Hace muchos años escribí un relato cuya historia se desarrollaba en una estación de ferrocarril. Creo que es uno de mis primeros relatos y curiosamente he perdido el original, seguramente en alguno de mis traslados de domicilio. No tengo que añadir que no era solo el primero sino el único ejemplar original. Es posible que se perdiera el mismo día que perdí mi título universitario, el mismo que demuestra que soy licenciada en filología hispánica, por hallarse posiblemente en la misma cartera, donde guardaba mis primeros relatos, que eché en falta muchos años. Claro todo esto lo he deducido recientemente al comprobar que mi título no aparecía por ninguna parte.
He atado algunos cabos y he llegado a la conclusión de que tanto mis escritos como mi título desaparecieron el mismo día.
Lo del título no tiene mayor problema que la burocracia de solicitar un duplicado, trámite que ya está en marcha. Pero lo de los relatos perdidos me duele más.
Bueno como os iba diciendo hace muchos años escribí un relato cuya historia se desarrollaba en una estación de ferrocarril. Trataba de una viejecita que cada tarde se acercaba al andén de una estación, se sentaba en uno de sus bancos y pacientemente esperaba la llegada de uno de los trenes por si veía llegar a alguien concreto. En otras ocasiones he escrito cosas sobre estaciones, sobre viajes. La razón es que me encantan las estaciones, ese ir y venir de viajeros, ese ambiente ferroviario mezclado con la megafonía que avisa del peligro de los andenes, de la llegada de trenes, pero sobre todo de la cantidad de historias que esconden.
Ahora tengo la fortuna de vivir muy cerca de una estación de ferrocarril, la de Almenara, a escasos cinco minutos de mi casa; puedo escuchar llegar algunos trenes, pasar otros de largo a toda velocidad. Y de nuevo las historias se repiten.

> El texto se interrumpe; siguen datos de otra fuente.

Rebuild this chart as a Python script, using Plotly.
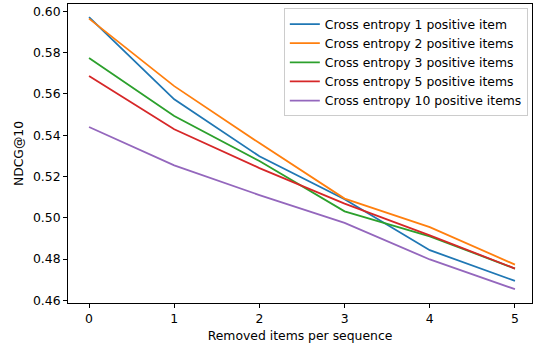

Aquí para desplazarse de un sitio a otro tienes que moverte en tren, si no tienes coche claro, y digamos que el tren es aquí lo que puede ser el metro o el autobús en una gran ciudad, pasan cada media hora y te puedes desplazar a cantidad de sitios, lo cual es todo un lujo viniendo de un lugar donde solo había dos autobuses al día. Me cuesta menos recorrer cincuenta kilómetros en tren que cruzar Zaragoza en el 22.
Pues como os iba diciendo, las historias se repiten. También es verdad que no toda la gente tiene necesidad de contarte su vida, pero siempre hay alguien que te da conversación y desde las primeras palabras compruebas la necesidad que esa persona tiene de hablar.
No hace mucho una mujer se sentó a mi lado y en menos de diez minutos me había contado toda su vida, resumiendo parece que había sido una desgraciada que todo le había sucedido en contra. Este viernes pasado, regresaba de Sagunto a mi casa y en la estación había un colombiano, parecía buena gente, que esperaba el mismo tren que yo. De momento permanecimos callados hasta que se acercó una mujer, ahora no recuerdo de dónde dijo que era, pidiendo fuego. Fuego el que llevaba ella en el cuerpo porque en cinco minutos ya nos había contado media vida al colombiano y a mí, la otra media se entreveía entre líneas, había vivido en Italia, en Francia, en España en varios sitios diferentes.
Por eso las estaciones son testigos mudos de tantas y tantas historias, del ir y venir de la gente, pero no solo de la gente que va de vacaciones o viaja por placer, sino de la gente que va y viene por la vida buscando su sitio.
Lo malo de las estaciones de ahora, al menos de muchas que conozco, es que solo se puede salir al andén si llevas billete; por eso en estos tiempos la viejecita de mi historia no podría pasar tardes enteras sentada en el banco de un andén; tendría que conformarse con esperar tras los ventanales desde donde a veces pueden verse las vías y puede escucharse llegar los trenes.
Claro que están las salas de espera. pero no son lo mismo.